- **INSTRUCTIONS FOR THE TASK**
Skip every picture and transcribe the remaining material exactly.
┄┄┄┄┄┄┄┄┄┄
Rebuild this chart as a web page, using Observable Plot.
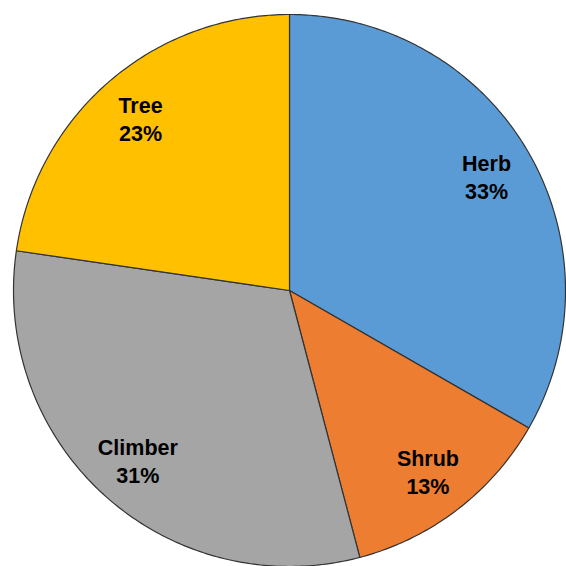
<!DOCTYPE html>
<html>
<head>
<meta charset="utf-8">
<script src="https://cdn.jsdelivr.net/npm/d3@7"></script>
<script src="https://cdn.jsdelivr.net/npm/@observablehq/plot@0.6"></script>
<style>
  html, body { margin: 0; padding: 0; background: #fff; }
  #chart svg { display: block; }
</style>
</head>
<body>
<div id="chart"></div>
<script>
const categories = ["Herb", "Shrub", "Climber", "Tree"];
const values = [33.3, 12.6, 31.4, 22.7];
const labels = ["33%", "13%", "31%", "23%"];
const colors = ["#5B9BD5", "#ED7D31", "#A5A5A5", "#FFC000"];

const W = 566, H = 566;
const cx = 289, cy = 290, R = 276;

const pie = d3.pie().sort(null).value(d => d.value)(
  categories.map((c, i) => ({ name: c, value: values[i], label: labels[i], color: colors[i] }))
);

// polygon vertices in unit coordinates (angle from 12 o'clock, clockwise; y up)
const pts = [];
for (const s of pie) {
  pts.push({ name: s.data.name, x: 0, y: 0 });
  const n = Math.max(8, Math.ceil((s.endAngle - s.startAngle) * 80));
  for (let k = 0; k <= n; k++) {
    const a = s.startAngle + (s.endAngle - s.startAngle) * k / n;
    pts.push({ name: s.data.name, x: Math.sin(a), y: Math.cos(a) });
  }
  pts.push({ name: s.data.name, x: 0, y: 0 });
}
const labelPts = pie.map(s => {
  const a = (s.startAngle + s.endAngle) / 2;
  return { text: s.data.name + "\n" + s.data.label, x: 0.825 * Math.sin(a), y: 0.825 * Math.cos(a) };
});

const chart = Plot.plot({
  width: W, height: H,
  margin: 0,
  x: { domain: [-cx / R, (W - cx) / R], axis: null },
  y: { domain: [-(H - cy) / R, cy / R], axis: null },
  color: { domain: categories, range: colors },
  marks: [
    Plot.line(pts, { x: "x", y: "y", z: "name", fill: "name", stroke: "#333333", strokeWidth: 1.2, strokeLinejoin: "round", curve: "linear" }),
    Plot.text(labelPts, {
      x: "x", y: "y", text: "text", dy: 0,
      fontFamily: "Liberation Sans, Arial, sans-serif",
      fontWeight: "bold", fontSize: 21.5, fill: "#000", lineHeight: 1.3
    })
  ]
});
document.getElementById("chart").appendChild(chart);
</script>
</body>
</html>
┄┄┄┄┄┄┄┄┄┄
- **TASK ANSWER**
Rebuild this chart as a web page, using Observable Plot.
<!DOCTYPE html>
<html>
<head>
<meta charset="utf-8">
<script src="https://cdn.jsdelivr.net/npm/d3@7"></script>
<script src="https://cdn.jsdelivr.net/npm/@observablehq/plot@0.6"></script>
<style>
  html, body { margin: 0; padding: 0; background: #fff; }
  #chart svg { display: block; }
</style>
</head>
<body>
<div id="chart"></div>
<script>
const categories = ["Herb", "Shrub", "Climber", "Tree"];
const values = [33.3, 12.6, 31.4, 22.7];
const labels = ["33%", "13%", "31%", "23%"];
const colors = ["#5B9BD5", "#ED7D31", "#A5A5A5", "#FFC000"];

const W = 566, H = 566;
const cx = 289, cy = 290, R = 276;

const pie = d3.pie().sort(null).value(d => d.value)(
  categories.map((c, i) => ({ name: c, value: values[i], label: labels[i], color: colors[i] }))
);

// polygon vertices in unit coordinates (angle from 12 o'clock, clockwise; y up)
const pts = [];
for (const s of pie) {
  pts.push({ name: s.data.name, x: 0, y: 0 });
  const n = Math.max(8, Math.ceil((s.endAngle - s.startAngle) * 80));
  for (let k = 0; k <= n; k++) {
    const a = s.startAngle + (s.endAngle - s.startAngle) * k / n;
    pts.push({ name: s.data.name, x: Math.sin(a), y: Math.cos(a) });
  }
  pts.push({ name: s.data.name, x: 0, y: 0 });
}
const labelPts = pie.map(s => {
  const a = (s.startAngle + s.endAngle) / 2;
  return { text: s.data.name + "\n" + s.data.label, x: 0.825 * Math.sin(a), y: 0.825 * Math.cos(a) };
});

const chart = Plot.plot({
  width: W, height: H,
  margin: 0,
  x: { domain: [-cx / R, (W - cx) / R], axis: null },
  y: { domain: [-(H - cy) / R, cy / R], axis: null },
  color: { domain: categories, range: colors },
  marks: [
    Plot.line(pts, { x: "x", y: "y", z: "name", fill: "name", stroke: "#333333", strokeWidth: 1.2, strokeLinejoin: "round", curve: "linear" }),
    Plot.text(labelPts, {
      x: "x", y: "y", text: "text", dy: 0,
      fontFamily: "Liberation Sans, Arial, sans-serif",
      fontWeight: "bold", fontSize: 21.5, fill: "#000", lineHeight: 1.3
    })
  ]
});
document.getElementById("chart").appendChild(chart);
</script>
</body>
</html>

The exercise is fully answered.